3 Responses to “On Practice”

  • Cees de Groot responded:

    Indeed. My hardest “study” piece is the the first movement of Beethoven’s Sonata 14 (”Mondschein”). It’s arguably the simplest piece of music in the massive volume I have containing all of his Sonatas, but you must have full concentration and it only works if it’s *perfect*.

    Code Katas are a neat idea, though. They let you abstract away from daily business stuff and force you to really concentrate on a simple design and getting it right. Which is maybe hard at roughly the same level.

    That they don’t perfectly map, I don’t care too much about that. It’ll be some time before the Royal Albert Hall fills up with watching a giant screen with Eclipse on it, anyway ;-)

  • Paul Dyson responded:

    [Dons flame-Gi] Dave, judo is a sport, not a martial art.

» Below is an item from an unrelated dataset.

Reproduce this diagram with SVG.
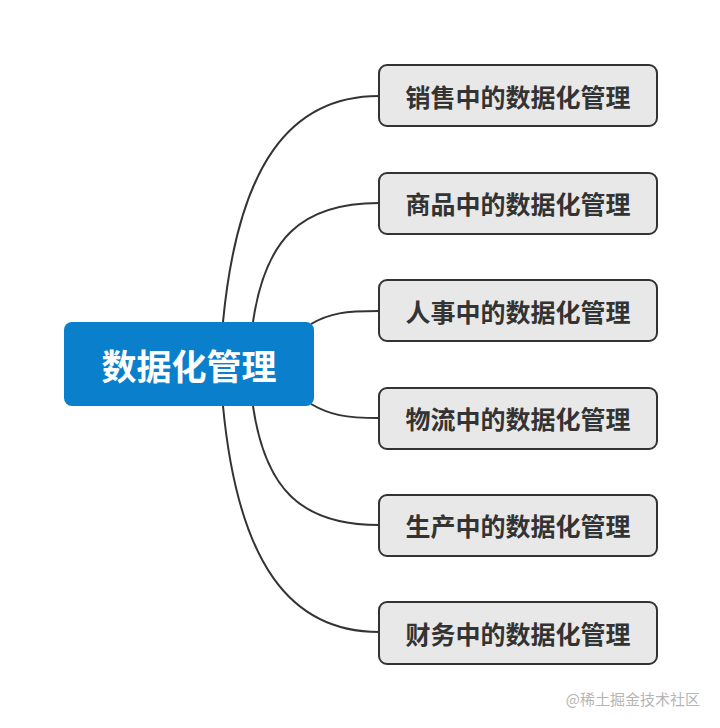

    Love the phrase ‘recalcitrant physicality’. Yes, kata helps with this and also with recalcitrant mentality; the first five non-novice karate kata are called ‘Heian’ - ‘peaceful mind’. *Honing* body and mind is only part of the purpose though … when learning kata you’re taught to believe this is real combat against real opponents and you’re actually preparing yourself for that eventuality. Most serious karate-ka have one or two kata they practice both for the love of the form itself and the challenge of achieving “some improvement” in it … my own was Bassai, which I used to practice 20-30 times a week for around three years.

    Is the Bowling Game Kata this? Somehow I doubt it.

    It seems martial arts are the analogy du jour for software practice. Not for the first time I think software people have latched onto something that has a degree of respectability, seriousness and history they wish to associate with. Having said that, if the various coding kata and programming dojo ideas contribute to an improvement in software practice and teaching, maybe I should just grind my teeth and let it pass. Unfortunately, I wonder whether that improvement will actually happen or whether the proponents just think it might because of a shallow understanding of how learning and practice work in another domain (c.f. Shu-Ha-Ri).

  • David responded:

    Good points, Cees, Paul.

    Hearing some people talk about these things, I think they think that coding should be a performance art. Albert Hall, here we come. Cees, I don’t need to call it a ‘Kata’ to get a great deal of enjoyment out of a programming puzzle or exercise, and maybe (horror) even to try solving it a few times. I wonder how many people are really (I mean really) doing Kata in coding, in the way that Paul talks about, or in the way musicians practice their scales and studies.

    One of the design skills that’s realy important (and which the current thouht about ‘kata’ doesn’t do) is the ability to solve the same problem under different sets of constraints: one of the skills it’s always seemed to me is sorely missing in development is the ability to generate several different solutions to a problem and judge between them.

    Paul, point taken re sport/art. And I like the phrase “recalcitrant mentality” too!.